Even then it was unlikely. Hatch, Inhofe, and Thune are all conservatives from conservative states. Inhofe is the Senate’s leading denier of climate science. But even the Senate Republican caucus’ right wing looks moderate next to its counterparts in the House of Representatives. As conservative as Utah and Oklahoma are, some House districts lean even further right. And most House Republicans are not veteran legislators, accustomed to the practical constraints of running a functioning country. Indeed, from the government shutdown and debt-ceiling negotiations, it isn’t so clear that House Republicans even want the country to function.

And so, while veteran senators considered raising the gas tax, House Speaker John Boehner (R-Ohio) said the votes weren’t there. Just days later, on Jan. 15, House Ways and Means Chair Paul Ryan (R-Wis.) said flatly, “We won’t pass a gas tax increase.”

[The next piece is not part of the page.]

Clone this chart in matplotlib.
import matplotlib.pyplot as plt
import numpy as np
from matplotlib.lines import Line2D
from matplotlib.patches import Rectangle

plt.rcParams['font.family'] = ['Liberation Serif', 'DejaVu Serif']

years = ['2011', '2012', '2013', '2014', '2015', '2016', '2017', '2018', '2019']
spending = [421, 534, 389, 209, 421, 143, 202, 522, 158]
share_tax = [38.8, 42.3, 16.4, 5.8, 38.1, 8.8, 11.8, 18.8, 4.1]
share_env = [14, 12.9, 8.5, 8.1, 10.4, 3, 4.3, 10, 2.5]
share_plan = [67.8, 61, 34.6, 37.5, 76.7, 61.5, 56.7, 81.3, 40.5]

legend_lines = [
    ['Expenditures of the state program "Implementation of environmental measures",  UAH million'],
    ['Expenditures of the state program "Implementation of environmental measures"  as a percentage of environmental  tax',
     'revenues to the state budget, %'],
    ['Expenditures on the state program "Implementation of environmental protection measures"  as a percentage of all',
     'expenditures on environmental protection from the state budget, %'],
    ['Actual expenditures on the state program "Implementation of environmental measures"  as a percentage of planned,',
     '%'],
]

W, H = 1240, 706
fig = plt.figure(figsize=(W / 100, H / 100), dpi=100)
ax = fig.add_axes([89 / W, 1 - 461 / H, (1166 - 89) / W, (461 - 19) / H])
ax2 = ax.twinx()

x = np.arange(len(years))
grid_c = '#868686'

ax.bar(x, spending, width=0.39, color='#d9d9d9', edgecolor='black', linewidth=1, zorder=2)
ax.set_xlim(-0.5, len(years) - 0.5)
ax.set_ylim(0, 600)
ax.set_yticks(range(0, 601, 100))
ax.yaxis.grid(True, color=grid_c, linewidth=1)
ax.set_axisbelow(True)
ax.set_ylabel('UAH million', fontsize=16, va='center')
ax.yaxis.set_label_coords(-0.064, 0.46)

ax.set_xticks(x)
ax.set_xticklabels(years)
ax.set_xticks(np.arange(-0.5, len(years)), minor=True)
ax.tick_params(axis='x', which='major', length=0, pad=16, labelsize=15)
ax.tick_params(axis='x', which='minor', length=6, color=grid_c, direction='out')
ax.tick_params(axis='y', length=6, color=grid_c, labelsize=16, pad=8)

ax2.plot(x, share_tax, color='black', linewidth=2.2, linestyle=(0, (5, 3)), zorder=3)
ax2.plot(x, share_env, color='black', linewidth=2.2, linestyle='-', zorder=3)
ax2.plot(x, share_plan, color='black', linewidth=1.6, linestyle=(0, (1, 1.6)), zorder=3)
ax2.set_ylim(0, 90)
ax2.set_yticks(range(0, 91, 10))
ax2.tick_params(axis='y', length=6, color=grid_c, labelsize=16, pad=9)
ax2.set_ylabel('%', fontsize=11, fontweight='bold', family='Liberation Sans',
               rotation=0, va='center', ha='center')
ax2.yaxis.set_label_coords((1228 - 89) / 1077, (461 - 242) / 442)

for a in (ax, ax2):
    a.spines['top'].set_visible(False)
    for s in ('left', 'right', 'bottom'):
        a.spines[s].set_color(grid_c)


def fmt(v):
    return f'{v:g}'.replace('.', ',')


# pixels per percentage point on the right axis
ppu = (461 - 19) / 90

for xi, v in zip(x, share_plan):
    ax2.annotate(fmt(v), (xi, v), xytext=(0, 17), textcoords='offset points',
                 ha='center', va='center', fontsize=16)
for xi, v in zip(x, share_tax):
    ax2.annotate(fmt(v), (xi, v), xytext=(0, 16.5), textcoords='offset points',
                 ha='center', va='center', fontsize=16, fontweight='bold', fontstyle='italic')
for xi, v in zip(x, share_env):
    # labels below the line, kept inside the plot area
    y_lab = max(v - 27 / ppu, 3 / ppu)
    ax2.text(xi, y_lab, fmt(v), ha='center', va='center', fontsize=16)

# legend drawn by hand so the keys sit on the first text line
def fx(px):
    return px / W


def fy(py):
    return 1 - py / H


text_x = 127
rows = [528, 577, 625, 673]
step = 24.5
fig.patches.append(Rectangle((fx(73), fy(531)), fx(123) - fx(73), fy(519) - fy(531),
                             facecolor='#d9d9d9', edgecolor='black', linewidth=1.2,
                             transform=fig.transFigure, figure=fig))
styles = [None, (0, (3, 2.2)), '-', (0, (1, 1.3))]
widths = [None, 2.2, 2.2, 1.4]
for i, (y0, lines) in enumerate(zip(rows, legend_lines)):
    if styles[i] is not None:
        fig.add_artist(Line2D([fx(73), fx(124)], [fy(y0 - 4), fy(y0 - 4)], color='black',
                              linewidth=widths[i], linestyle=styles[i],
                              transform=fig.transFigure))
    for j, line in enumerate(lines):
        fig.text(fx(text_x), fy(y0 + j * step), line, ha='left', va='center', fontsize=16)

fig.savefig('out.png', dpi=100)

Even so, smart growth and mass transit supporters held out hope. In theory, transportation should have different politics than welfare. It is, as Inhofe points out, a user fee for driving on the roads, not a redistributive tax. Every state needs its roads, and most of the gas tax money goes back to states automatically rather than to the poorest areas.

But the conservative base exercises enormous power over congressional Republicans. “[Senate Majority Leader Mitch] McConnell said no [to raising the gas tax] soon after the letter was released, and now everyone is trying to find alternative ways,” says the APTA official. “It was impressive, in a depressing way, how much clout that letter had.” (Environmentalists, who sent a letter to President Obama asking him to stop promoting fossil fuel production, to no avail, can only dream of having such influence over Democrats.)

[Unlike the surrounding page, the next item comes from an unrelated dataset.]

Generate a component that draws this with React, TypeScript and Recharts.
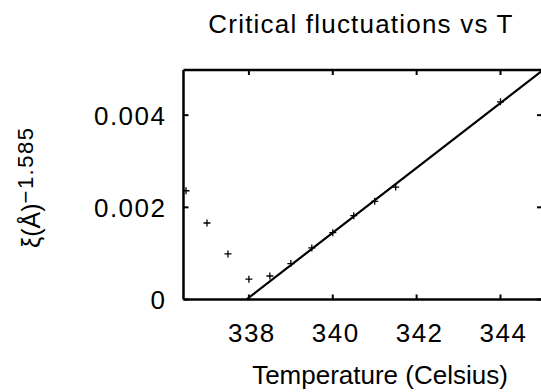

What other options do we have for funding our crumbling transportation infrastructure? President Obama is now proposing to raise transportation revenue through corporate tax reform. Republicans may reject that too. Ryan’s office has already said closing corporate tax loopholes should be used only to lower corporate tax rates, not to raise revenue. And the same coalition of conservative action groups is likely to try to block Obama’s proposal. After all, in their letter they assert, “transportation infrastructure has a spending problem, not a revenue problem.” Instead of finding a way to pay for transportation needs, they argue, Congress should cut the spending down to the constantly shrinking revenue.

The end result will probably be that transportation spending gets extended again at current, inadequate spending levels with the revenue shortfall covered with some short-term patch that Republicans can live with. That would hardly be a bold vision for the future, but few things that come out of Washington are these days.